Despite such lofty goals, ponderous stuffiness is fended off--if only just--by a whimsical turn of phrase; Birds in Barbados "career through the air in matinal excitement" he says, going to to note the "democratic scruffiness [of] street furniture" in Amsterdam, and elsewhere he remarks that "man seems merely dust postponed" in the face of the bleak majesty of the Sinai.

Less successful is Mr De Botton's attempt to bolt his own travel experiences onto his exploration of universal themes. For example, he inserts an anecdote on his delight in the "neighborliness" of the u and i in the Dutch word "Uitgang" (Exit) into a description of Flaubert's travels in Egypt. In such cases, it seems a stretch to equate his experiences with the lives of the greats, or else he seems to be pushing too hard to make events fit whatever point he is trying to make.

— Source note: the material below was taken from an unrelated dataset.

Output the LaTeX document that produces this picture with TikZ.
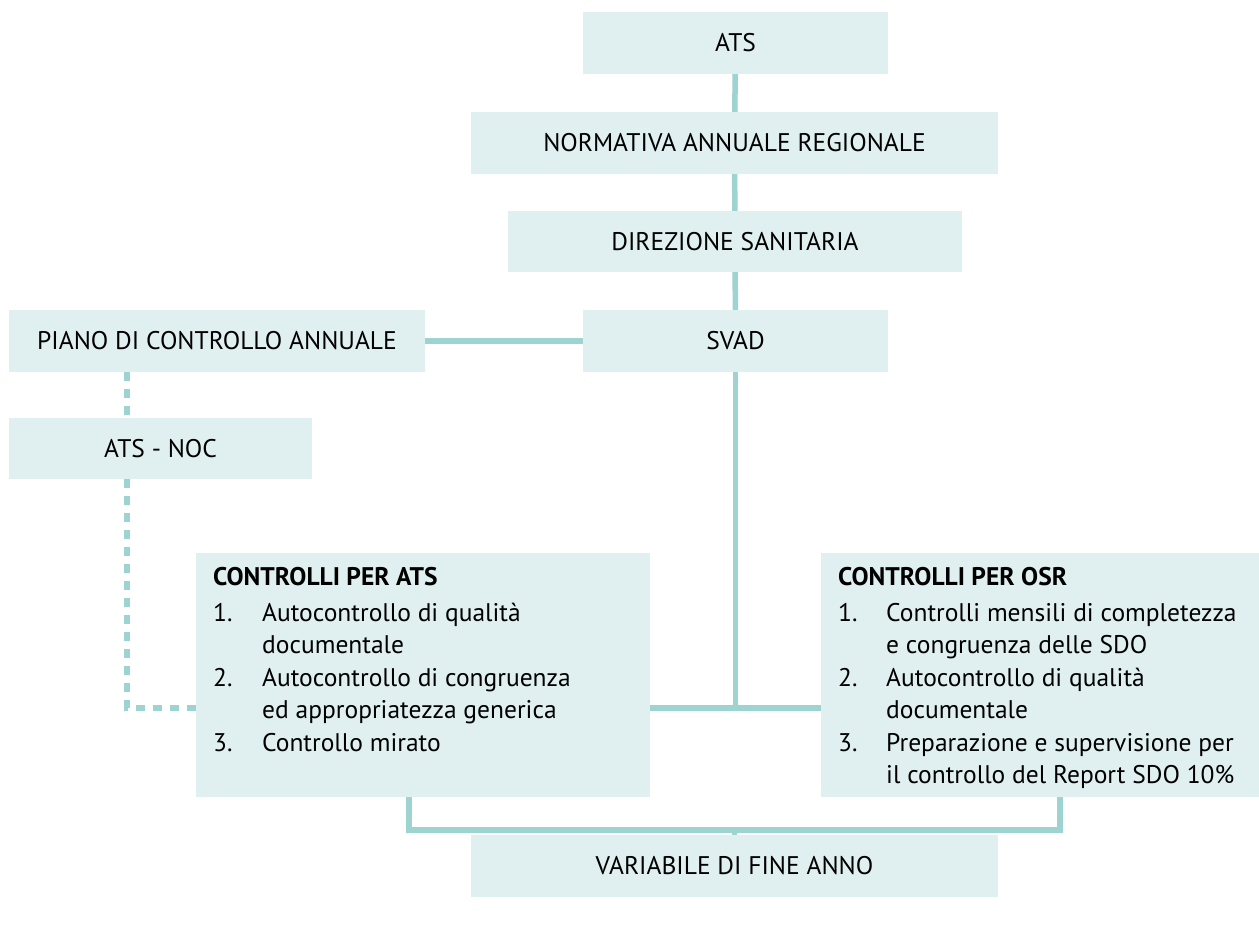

The other limitation of Mr De Botton's work is his narrow definition of "travel". I started reading "The Art of Travel" after returning home from visiting relatives in Canada, and found it silent on the themes that mattered to me at the time, aspects of travel like "leaving loved ones behind". I finished it during a business trip to the Middle East, and again Mr De Botton had little to say to me. Mr De Botton's homilies on how to enjoy architecture or museums are nicely argued, but how about gastronomic travel? Shopping travel? "The Art of the Sightseeing Holiday" might have been a more accurate, though admittedly less catchy title.

Yet this is a book that rewards perseverance. I find myself returning again and again to Mr De Botton's themes, holding them up and examining them from each angle, trying to find what I believe. Strip away the ostentatious wordiness and awkward personal anecdotes, and you are left with some though-provoking insights, perhaps the greatest of which is that "vacations" and "travel" need not be the same.

Rather, in the words of Nietzsche, the key is to be the kind of person who "know how to manage their experiences ... who know how to make much of little". You might try starting with this little book.